Dead Combo play at Perili Ozanlar Vadisi (Cappadox)
Dead Combo play at Perili Ozanlar Vadisi (Cappadox)

Over a coffee just after I arrived, Cem Yegül, the gregarious and engaging CEO of Pozitif, took me through his company's beginnings as free-jazz promoters in Istanbul in 1989, and the musical and philosophical underpinnings of Cappadox. Central to the event is a very unusual idea for a festival's creator to be pushing: that people don't actually need to buy a ticket to experience it in a perfectly valid way. “This topography here is so surreal that I don't think you even need to go to a concert,” he smiled. “We like to let the festival be led by the environment and the atmosphere rather than by big set-piece performances that everyone feels they must attend.”

That atmosphere was palpable at all times during Cappadox, and treats of one kind or another lay around every corner, with the festival's visual and performance art programmes, gastronomic events, outdoor activities and music programmes lined up as equals and partners. Those who took in the music programme (which had main stages in the towns of Göreme and Uçhisar plus various other indoor and outdoor venues dotted around both) found deep roots in jazz, but an obvious love for countless, often avant-garde forms branching out from it.

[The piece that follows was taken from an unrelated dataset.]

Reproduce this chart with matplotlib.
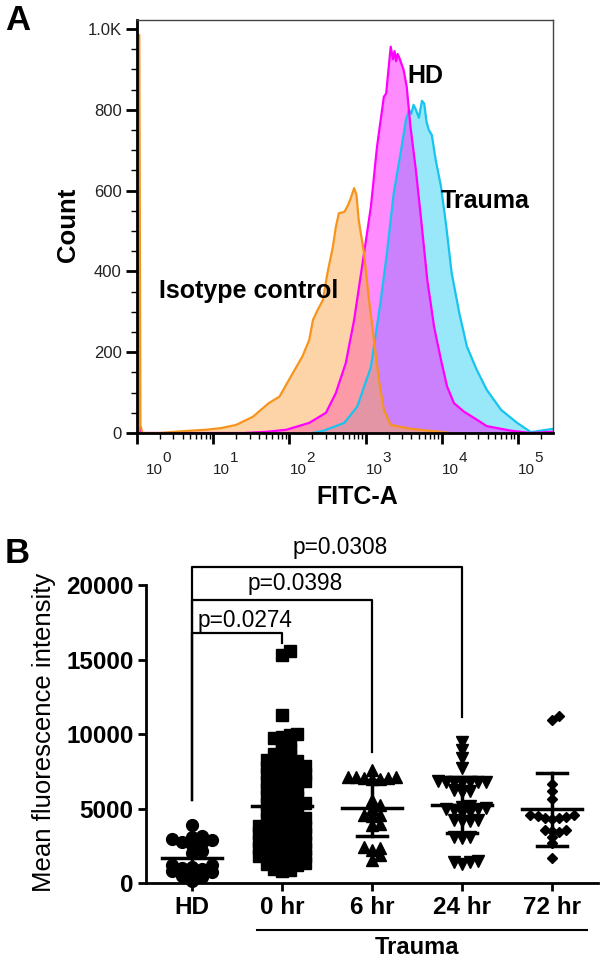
import numpy as np
import matplotlib
matplotlib.use('Agg')
import matplotlib.pyplot as plt
from matplotlib import transforms

plt.rcParams['font.family'] = ['Liberation Sans', 'DejaVu Sans']

# ---- panel A: FITC-A histograms (x as log10 of FITC-A, y as count) ----
iso_log = [0.02, 0.02, 0.03, 0.045, 0.07, 0.3, 0.5, 0.64, 0.9, 1.1, 1.3, 1.52, 1.73, 1.87,
           2.02, 2.17, 2.26, 2.31, 2.37, 2.44, 2.50, 2.57, 2.61, 2.65, 2.72, 2.76,
           2.80, 2.85, 2.88, 2.91, 2.98, 3.04, 3.11, 3.18, 3.24, 3.33, 3.6, 4.03, 4.1]
iso_count = [0, 985, 985, 20, 0, 0, 3, 5, 8, 12, 20, 40, 74, 90,
             140, 189, 230, 280, 304, 329, 396, 460, 510, 544, 547, 560,
             578, 606, 590, 527, 445, 337, 230, 124, 57, 20, 10, 2, 0]

hd_log = [0.02, 0.02, 0.05, 1.4, 1.7, 1.96, 2.26, 2.48, 2.61, 2.74, 2.85, 2.98, 3.07,
          3.15, 3.24, 3.27, 3.30, 3.33, 3.36, 3.38, 3.40, 3.42, 3.44, 3.50, 3.54,
          3.59, 3.66, 3.73, 3.81, 3.90, 3.99, 4.07, 4.16, 4.29, 4.46, 4.59, 4.9,
          5.17, 5.45]
hd_count = [0, 35, 0, 0, 3, 8, 25, 50, 99, 173, 280, 445, 560,
            708, 832, 840, 898, 956, 925, 945, 920, 938, 930, 898, 857,
            757, 651, 527, 379, 262, 181, 115, 74, 53, 33, 17, 6,
            0, 3]

trauma_log = [2.3, 2.44, 2.72, 2.89, 3.07, 3.20, 3.28, 3.37, 3.46, 3.53, 3.57, 3.60,
              3.63, 3.66, 3.70, 3.74, 3.77, 3.80, 3.83, 3.87, 3.92, 3.99, 4.06, 4.13,
              4.23, 4.33, 4.46, 4.59, 4.78, 4.99, 5.17, 5.34, 5.45]
trauma_count = [0, 5, 25, 65, 163, 329, 445, 594, 693, 775, 800, 790,
                812, 800, 780, 822, 815, 770, 750, 737, 676, 610, 510, 396,
                297, 214, 156, 107, 57, 25, 2, 7, 10]

# ---- panel B: mean fluorescence intensity per group ----
groups = ['HD', '0 hr', '6 hr', '24 hr', '72 hr']
hd_mfi = [3900, 3150, 3100, 2950, 2900, 2750, 2700, 2600, 2150, 2050, 1250, 1200,
          1100, 1050, 950, 800, 750, 650, 500, 450, 150]
hr0_mfi = [15600, 15300, 11300,
           10000, 9950, 9800, 9750, 9500, 9450,
           9000, 8950, 8650, 8600, 8550,
           8250, 8200, 8200, 8150, 8150,
           7850, 7800, 7800, 7750, 7750, 7700,
           7350, 7300, 7300, 7250, 7250, 7200,
           6850, 6800, 6800, 6750, 6750, 6700,
           6350, 6300, 6300, 6250, 6200,
           5850, 5800, 5800, 5750, 5700,
           5350, 5300, 5300, 5250, 5250, 5200,
           4850, 4800, 4800, 4750, 4700,
           4350, 4300, 4300, 4250, 4250, 4200,
           3850, 3800, 3800, 3750, 3750, 3700, 3700,
           3350, 3300, 3300, 3250, 3250, 3200, 3200,
           2850, 2800, 2800, 2750, 2750, 2700, 2700,
           2350, 2300, 2300, 2250, 2250, 2200, 2200,
           1850, 1800, 1800, 1750, 1750, 1700, 1700,
           1350, 1300, 1300, 1250, 1250, 1200,
           950, 900, 850]
hr6_mfi = [7580, 7150, 7100, 7100, 7050, 7050, 7000, 7000, 5570, 5230, 5000, 4600,
           4560, 4520, 4000, 3900, 2420, 2350, 2200, 1880, 1540]
hr24_mfi = [9460, 8920, 8390, 7720, 6850, 6820, 6800, 6800, 6780, 6760, 6750, 6250,
            6200, 6150, 5200, 5100, 5050, 5000, 4950, 4900, 4800, 4700, 4250, 4230,
            4200, 4150, 3100, 3080, 3050, 1500, 1450, 1400, 1300]
hr72_mfi = [11200, 10940, 6640, 6180, 5640, 4600, 4550, 4500, 4450, 4400, 4350, 4300,
            3600, 3550, 3500, 3450, 3090, 2680, 1680]
group_means = [1680, 5150, 5030, 5230, 4960]
group_sds = [1000, 3000, 1880, 1880, 2450]
p_values = ['p=0.0274', 'p=0.0398', 'p=0.0308']


def swarm_offsets(vals, h, dx):
    # simple beeswarm: lowest values first, push sideways on collision
    vals = np.asarray(vals, float)
    cand = [0.0]
    for k in range(1, 20):
        cand += [k * dx, -k * dx]
    offs = np.zeros(len(vals))
    px, py = [], []
    for i in np.argsort(vals):
        for c in cand:
            if all(abs(c - a) >= dx * 0.999 or abs(vals[i] - b) >= h for a, b in zip(px, py)):
                break
        offs[i] = c
        px.append(c)
        py.append(vals[i])
    return offs


fig = plt.figure(figsize=(6, 9.6), dpi=100)

# ================= panel A =================
ax1 = fig.add_axes([137 / 600, 1 - 433 / 960, 416 / 600, 413 / 960])
curves = [
    (trauma_log, trauma_count, '#33d3f7', '#17c3ef'),
    (hd_log, hd_count, '#ff1aff', '#ff00ff'),
    (iso_log, iso_count, '#fbab51', '#f7941d'),
]
for lg, cnt, fc, lc in curves:
    xs = 10 ** np.asarray(lg)
    ax1.fill_between(xs, 0, cnt, color=fc, alpha=0.5, lw=0)
    ax1.plot(xs, cnt, color=lc, lw=1.6)

ax1.set_xscale('log')
ax1.set_xlim(1, 10 ** 5.46)
ax1.set_ylim(0, 1022)
ax1.set_yticks([0, 200, 400, 600, 800, 1000])
ax1.set_yticklabels(['0', '200', '400', '600', '800', '1.0K'], fontsize=12, color='#222222')
ax1.set_yticks(np.arange(0, 1001, 50), minor=True)
ax1.set_xticks([10 ** k for k in range(6)])
ax1.set_xticklabels([])
ax1.xaxis.set_minor_locator(matplotlib.ticker.LogLocator(base=10, subs=np.arange(2, 10)))
ax1.xaxis.set_minor_formatter(matplotlib.ticker.NullFormatter())
ax1.tick_params(which='major', length=8, width=2, direction='out')
ax1.tick_params(which='minor', length=4, width=1, direction='out')
ax1.tick_params(axis='y', pad=3)
for s in ['left', 'bottom']:
    ax1.spines[s].set_linewidth(2)
for s in ['top', 'right']:
    ax1.spines[s].set_linewidth(1)
    ax1.spines[s].set_color('#444444')

# decade labels, "10" with a raised exponent
blend = transforms.blended_transform_factory(ax1.transData, ax1.transAxes)
for k in range(6):
    xk = 10 ** (k + (0.12 if k == 0 else 0.0))
    ax1.text(xk, -0.1, '10', transform=blend, fontsize=11, color='#222222',
             ha='left', va='baseline')
    ax1.annotate(str(k), xy=(xk, -0.1), xycoords=blend, xytext=(12, 8.5),
                 textcoords='offset points', fontsize=11, color='#222222',
                 ha='left', va='baseline')

ax1.text(10 ** 3.78, 866, 'HD', fontsize=18, fontweight='bold', ha='center', va='baseline')
ax1.text(10 ** 4.57, 557, 'Trauma', fontsize=18, fontweight='bold', ha='center', va='baseline')
ax1.text(10 ** 1.46, 334, 'Isotype control', fontsize=18, fontweight='bold',
         ha='center', va='baseline')

fig.text(357 / 600, 1 - 497 / 960, 'FITC-A', fontsize=18, fontweight='bold',
         ha='center', va='center')
fig.text(68 / 600, 1 - 225 / 960, 'Count', fontsize=18.5, fontweight='bold',
         rotation=90, ha='center', va='center')
fig.text(5 / 600, 1 - 4 / 960, 'A', fontsize=25, fontweight='bold', ha='left', va='top')

# ================= panel B =================
ymax = 21500
ax2 = fig.add_axes([146 / 600, 1 - 883.3 / 960, 452 / 600, (ymax / 67.04) / 960])
ax2.set_xlim(-0.511, 4.51)
ax2.set_ylim(0, ymax)

datasets = [hd_mfi, hr0_mfi, hr6_mfi, hr24_mfi, hr72_mfi]
markers = ['o', 's', '^', 'v', 'D']
msizes = [8.5, 8, 9, 9, 5.5]
heights = [450, 350, 400, 400, 400]
dxs = [0.11, 0.085, 0.09, 0.09, 0.08]
for i, vals in enumerate(datasets):
    offs = swarm_offsets(vals, heights[i], dxs[i])
    ax2.plot(i + offs, vals, ls='none', marker=markers[i], ms=msizes[i],
             color='black', mec='black', clip_on=False, zorder=3)
    m, sd = group_means[i], group_sds[i]
    ax2.plot([i - 0.33, i + 0.33], [m, m], color='black', lw=2.5, zorder=4)
    ax2.plot([i, i], [m - sd, m + sd], color='black', lw=2.5, zorder=4)
    for y in (m - sd, m + sd):
        ax2.plot([i - 0.17, i + 0.17], [y, y], color='black', lw=2.5, zorder=4)

# significance brackets
bracket_tops = [16770, 19000, 21200]
bracket_ends = [16100, 8790, 11140]
text_x = [0.067, 0.62, 1.12]
text_y = [17180, 19660, 22050]
for j in range(3):
    ax2.plot([0, 0, j + 1, j + 1], [5570, bracket_tops[j], bracket_tops[j], bracket_ends[j]],
             color='black', lw=1.6, clip_on=False)
    ax2.text(text_x[j], text_y[j], p_values[j], fontsize=16.3, ha='left', va='baseline')

ax2.spines['top'].set_visible(False)
ax2.spines['right'].set_visible(False)
ax2.spines['left'].set_bounds(0, 20000)
ax2.spines['left'].set_linewidth(2)
ax2.spines['bottom'].set_linewidth(2)
ax2.set_yticks([0, 5000, 10000, 15000, 20000])
ax2.set_yticklabels(['0', '5000', '10000', '15000', '20000'], fontsize=17.5, fontweight='bold')
ax2.set_xticks(range(5))
ax2.set_xticklabels(groups, fontsize=17.5, fontweight='bold')
ax2.tick_params(length=6, width=2, direction='out', pad=3)

# "Trauma" group underline
ax2.plot([0.72, 4.39], [-3130, -3130], color='black', lw=1.5, clip_on=False)
ax2.text(2.5, -4750, 'Trauma', fontsize=17, fontweight='bold', ha='center', va='baseline')

fig.text(44 / 600, 1 - 732 / 960, 'Mean fluorescence intensity', fontsize=18.5,
         rotation=90, ha='center', va='center')
fig.text(5 / 600, 1 - 537 / 960, 'B', fontsize=25, fontweight='bold', ha='left', va='top')

fig.savefig('out.png', dpi=100)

Mountain biking and other outdoor activities are a crucial part of the festival (Cappadox)
Mountain biking and other outdoor activities are a crucial part of the festival (Cappadox)

The humid, eyes-down instrumental folk rock of Portugal's Dead Combo, the peaceful, haunting compositions of the Canadian-Danish pair Rhye and a genre-straddling set by two DJs from the Turkish magazine Bant Mag were highlights among the fairy chimney stacks of the Perili Ozanlar Vadisi venue (Göreme). Back at the festival's base camp in Uçhisar, meanwhile, Peter Broderick and David Allred played from their lovely, violin and upright bass-led LP for Erased Tapes. And while time constraints prevented me from experiencing everything Cappadox has to offer this time around – the event's much-cherished sunrise and sunset concerts and walks and the area's world-famous hot air balloon rides, for example – I did manage to fit in (literally as well as figuratively) a glorious 15-course fire-cooked Turkish meal down in a canyon, an extensive and impressive day of contemporary art activities, and some stunning walks.

Rhye at Perili Ozanlar Vadisi (Cappadox)
Rhye at Perili Ozanlar Vadisi (Cappadox) (Perilli Ozanlar)

Cappadox's contemporary art programme this year revolved around the theme of "Ways out from the world”, but Yegül was at pains to explain that the thrust of this idea was construction rather than escape. For me the community feel, friendliness and creativity of Cappadox comprised the perfect follow-through on this thoroughly laudable and timely aim.